Objective — Print exactly the lines from the first one down to the line that contains "0.360, 0.380, 0.407];", both included, and skip the pictures.

Dataset extract —
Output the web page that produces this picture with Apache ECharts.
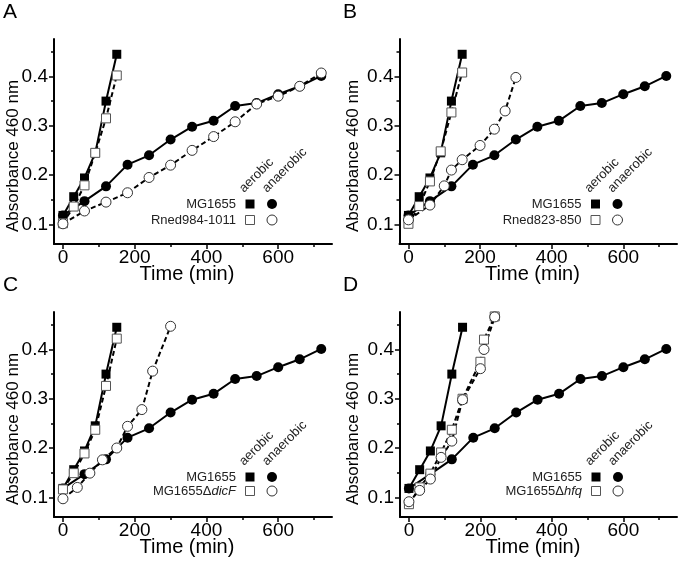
<!DOCTYPE html>
<html>
<head>
<meta charset="utf-8">
<script src="https://cdn.jsdelivr.net/npm/echarts@6/dist/echarts.min.js"></script>
<style>
html,body{margin:0;padding:0;background:#fff;}
#chart{width:680px;height:562px;}
</style>
</head>
<body>
<div id="chart"></div>
<script>
// ---- data ----
const panelLetters = ['A', 'B', 'C', 'D'];
const xTicks = [0, 200, 400, 600];
const xMinorTicks = [100, 300, 500, 700];
const yTicks = [0.1, 0.2, 0.3, 0.4];
const yMinorTicks = [0.15, 0.25, 0.35, 0.45];

// MG1655 (control) — same in all panels
const mgAerT = [0, 30, 60, 90, 120, 150];
const mgAer  = [0.118, 0.156, 0.194, 0.245, 0.350, 0.445];
const mgAnaT = [0, 60, 120, 180, 240, 300, 360, 420, 480, 540, 600, 660, 720];
const mgAna  = [0.118, 0.147, 0.177, 0.221, 0.240, 0.272, 0.298, 0.310, 0.340, 0.346, 0.364, 0.380, 0.401];

// Panel A: Rned984-1011
const aMutName = 'Rned984-1011';
const aMutAerT = [0, 30, 60, 90, 120, 150];
const aMutAer  = [0.102, 0.136, 0.179, 0.245, 0.315, 0.402];
const aMutAnaT = [0, 60, 120, 180, 240, 300, 360, 420, 480, 540, 600, 660, 720];
const aMutAna  = [0.101, 0.127, 0.145, 0.164, 0.195, 0.220, 0.250, 0.278, 0.308, 0.344, 0.360, 0.380, 0.407];

// Panel B: Rned823-850
const bMutName = 'Rned823-850';
const bMutAerT = [0, 30, 60, 90, 120, 150];
const bMutAer  = [0.101, 0.137, 0.187, 0.248, 0.327, 0.408];
const bMutAnaT = [0, 60, 100, 120, 150, 200, 240, 270, 300];
const bMutAna  = [0.109, 0.139, 0.178, 0.210, 0.231, 0.260, 0.293, 0.330, 0.398];

// Panel C: MG1655ΔdicF
const cMutName = ['MG1655Δ', 'dicF'];
const cMutAerT = [0, 30, 60, 90, 120, 150];
const cMutAer  = [0.116, 0.149, 0.189, 0.237, 0.326, 0.422];
const cMutAnaT = [0, 40, 75, 110, 150, 180, 220, 250, 300];
const cMutAna  = [0.097, 0.120, 0.149, 0.176, 0.200, 0.244, 0.278, 0.356, 0.447];

// Panel D: MG1655Δhfq
const dMutName = ['MG1655Δ', 'hfq'];
const dMutAerT = [0, 30, 60, 90, 120, 150, 200, 210, 240];
const dMutAer  = [0.086, 0.120, 0.148, 0.191, 0.237, 0.300, 0.375, 0.420, 0.467];
const dMutAnaT = [0, 30, 60, 90, 120, 150, 200, 210, 240];
const dMutAna  = [0.091, 0.114, 0.137, 0.181, 0.214, 0.298, 0.361, 0.400, 0.466];

// ---- layout ----
const FONT = 'Liberation Sans, Arial, sans-serif';
const grids = [
  {left: 54,  top: 39,  width: 278, height: 205},
  {left: 399.5, top: 39, width: 277.5, height: 205},
  {left: 54,  top: 312, width: 278, height: 205},
  {left: 400, top: 312, width: 277, height: 205}
];
const colOff = [0, 340, 0, 340];
const rowOff = [0, 0, 273, 273];
const legendRowGap = [16, 16, 14, 14];

const panels = [
  {name: aMutName, aerT: aMutAerT, aer: aMutAer, anaT: aMutAnaT, ana: aMutAna},
  {name: bMutName, aerT: bMutAerT, aer: bMutAer, anaT: bMutAnaT, ana: bMutAna},
  {name: cMutName, aerT: cMutAerT, aer: cMutAer, anaT: cMutAnaT, ana: cMutAna},
  {name: dMutName, aerT: dMutAerT, aer: dMutAer, anaT: dMutAnaT, ana: dMutAna}
];

function pairs(t, v) { return t.map((x, i) => [x, v[i]]); }

const xAxis = [], yAxis = [], series = [], graphic = [];
grids.forEach((g, i) => {
  xAxis.push({
    gridIndex: i, type: 'value', min: -25, max: 750, position: 'bottom',
    axisLine: {show: true, onZero: false, lineStyle: {color: '#000', width: 2}},
    axisTick: {show: true, customValues: xTicks, length: 5, lineStyle: {color: '#000', width: 1.5}},
    axisLabel: {customValues: xTicks, fontSize: 19, color: '#000', margin: 4, fontFamily: FONT},
    splitLine: {show: false}
  });
  xAxis.push({
    gridIndex: i, type: 'value', min: -25, max: 750, position: 'bottom', offset: 0,
    axisLine: {show: false, onZero: false},
    axisTick: {show: true, customValues: xMinorTicks, length: 3, lineStyle: {color: '#000', width: 1.5}},
    axisLabel: {show: false}, splitLine: {show: false}
  });
  yAxis.push({
    gridIndex: i, type: 'value', min: 0.06, max: 0.476, position: 'left',
    axisLine: {show: true, onZero: false, lineStyle: {color: '#000', width: 2}},
    axisTick: {show: true, customValues: yTicks, length: 5, lineStyle: {color: '#000', width: 1.5}},
    axisLabel: {customValues: yTicks, fontSize: 19, color: '#000', margin: 6, fontFamily: FONT,
      formatter: v => v.toFixed(1)},
    splitLine: {show: false}
  });
  yAxis.push({
    gridIndex: i, type: 'value', min: 0.06, max: 0.476, position: 'left', offset: 0,
    axisLine: {show: false, onZero: false},
    axisTick: {show: true, customValues: yMinorTicks, length: 3, lineStyle: {color: '#000', width: 1.5}},
    axisLabel: {show: false}, splitLine: {show: false}
  });

  const p = panels[i];
  const xi = i * 2, yi = i * 2;
  const base = {type: 'line', xAxisIndex: xi, yAxisIndex: yi, showSymbol: true, animation: false, silent: true};
  series.push(Object.assign({}, base, {
    data: pairs(mgAerT, mgAer), symbol: 'rect', symbolSize: 9,
    lineStyle: {color: '#000', width: 2}, itemStyle: {color: '#000'}
  }));
  series.push(Object.assign({}, base, {
    data: pairs(mgAnaT, mgAna), symbol: 'circle', symbolSize: 10,
    lineStyle: {color: '#000', width: 2}, itemStyle: {color: '#000'}
  }));
  series.push(Object.assign({}, base, {
    data: pairs(p.aerT, p.aer), symbol: 'rect', symbolSize: 9,
    lineStyle: {color: '#000', width: 2, type: [5, 3]},
    itemStyle: {color: '#fff', borderColor: '#555', borderWidth: 1}
  }));
  series.push(Object.assign({}, base, {
    data: pairs(p.anaT, p.ana), symbol: 'circle', symbolSize: 10,
    lineStyle: {color: '#000', width: 2, type: [5, 3]},
    itemStyle: {color: '#fff', borderColor: '#333', borderWidth: 1}
  }));

  // panel letter
  graphic.push({type: 'text', left: 3 + colOff[i], top: 2 + rowOff[i],
    style: {text: panelLetters[i], fontSize: 21, fontFamily: FONT, fill: '#000'}});
  // axis titles
  graphic.push({type: 'text', x: 13 + colOff[i], y: g.top + 117, rotation: Math.PI / 2,
    style: {text: 'Absorbance 460 nm', fontSize: 17, fontFamily: FONT, fill: '#000', align: 'center', verticalAlign: 'middle'}});
  graphic.push({type: 'text', x: g.left + 133, y: g.top + g.height + 30,
    style: {text: 'Time (min)', fontSize: 20, fontFamily: FONT, fill: '#000', align: 'center', verticalAlign: 'middle'}});

  // legend
  const lx = g.left + 182, ly1 = g.top + 165, ly2 = ly1 + legendRowGap[i];
  const sqX = g.left + 196, ciX = g.left + 218;
  graphic.push({type: 'text', x: g.left + 192, y: g.top + 156, rotation: Math.PI / 4,
    style: {text: 'aerobic', fontSize: 13, fontFamily: FONT, fill: '#222', align: 'left', verticalAlign: 'bottom'}});
  graphic.push({type: 'text', x: g.left + 215, y: g.top + 156, rotation: Math.PI / 4,
    style: {text: 'anaerobic', fontSize: 13, fontFamily: FONT, fill: '#222', align: 'left', verticalAlign: 'bottom'}});
  graphic.push({type: 'text', x: lx, y: ly1,
    style: {text: 'MG1655', fontSize: 13, fontFamily: FONT, fill: '#222', align: 'right', verticalAlign: 'middle'}});
  let nameText, rich;
  if (Array.isArray(p.name)) {
    nameText = '{n|' + p.name[0] + '}{i|' + p.name[1] + '}';
    rich = {n: {fontSize: 13, fontFamily: FONT, fill: '#222'}, i: {fontSize: 13, fontFamily: FONT, fill: '#222', fontStyle: 'italic'}};
  } else {
    nameText = p.name;
  }
  graphic.push({type: 'text', x: lx, y: ly2,
    style: Object.assign({text: nameText, fontSize: 13, fontFamily: FONT, fill: '#222', align: 'right', verticalAlign: 'middle'}, rich ? {rich: rich} : {})});
  graphic.push({type: 'rect', shape: {x: sqX - 4.5, y: ly1 - 4.5, width: 9, height: 9}, style: {fill: '#000'}});
  graphic.push({type: 'circle', shape: {cx: ciX, cy: ly1, r: 5}, style: {fill: '#000'}});
  graphic.push({type: 'rect', shape: {x: sqX - 4.5, y: ly2 - 4.5, width: 9, height: 9}, style: {fill: '#fff', stroke: '#555', lineWidth: 1}});
  graphic.push({type: 'circle', shape: {cx: ciX, cy: ly2, r: 5}, style: {fill: '#fff', stroke: '#333', lineWidth: 1}});
});

const chart = echarts.init(document.getElementById('chart'), null, {renderer: 'canvas'});
chart.setOption({
  animation: false,
  backgroundColor: '#fff',
  grid: grids.map(g => Object.assign({containLabel: false}, g)),
  xAxis: xAxis,
  yAxis: yAxis,
  series: series,
  graphic: graphic
});
</script>
</body>
</html>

Solution for this problem —
Output the web page that produces this picture with Apache ECharts.
<!DOCTYPE html>
<html>
<head>
<meta charset="utf-8">
<script src="https://cdn.jsdelivr.net/npm/echarts@6/dist/echarts.min.js"></script>
<style>
html,body{margin:0;padding:0;background:#fff;}
#chart{width:680px;height:562px;}
</style>
</head>
<body>
<div id="chart"></div>
<script>
// ---- data ----
const panelLetters = ['A', 'B', 'C', 'D'];
const xTicks = [0, 200, 400, 600];
const xMinorTicks = [100, 300, 500, 700];
const yTicks = [0.1, 0.2, 0.3, 0.4];
const yMinorTicks = [0.15, 0.25, 0.35, 0.45];

// MG1655 (control) — same in all panels
const mgAerT = [0, 30, 60, 90, 120, 150];
const mgAer  = [0.118, 0.156, 0.194, 0.245, 0.350, 0.445];
const mgAnaT = [0, 60, 120, 180, 240, 300, 360, 420, 480, 540, 600, 660, 720];
const mgAna  = [0.118, 0.147, 0.177, 0.221, 0.240, 0.272, 0.298, 0.310, 0.340, 0.346, 0.364, 0.380, 0.401];

// Panel A: Rned984-1011
const aMutName = 'Rned984-1011';
const aMutAerT = [0, 30, 60, 90, 120, 150];
const aMutAer  = [0.102, 0.136, 0.179, 0.245, 0.315, 0.402];
const aMutAnaT = [0, 60, 120, 180, 240, 300, 360, 420, 480, 540, 600, 660, 720];
const aMutAna  = [0.101, 0.127, 0.145, 0.164, 0.195, 0.220, 0.250, 0.278, 0.308, 0.344, 0.360, 0.380, 0.407];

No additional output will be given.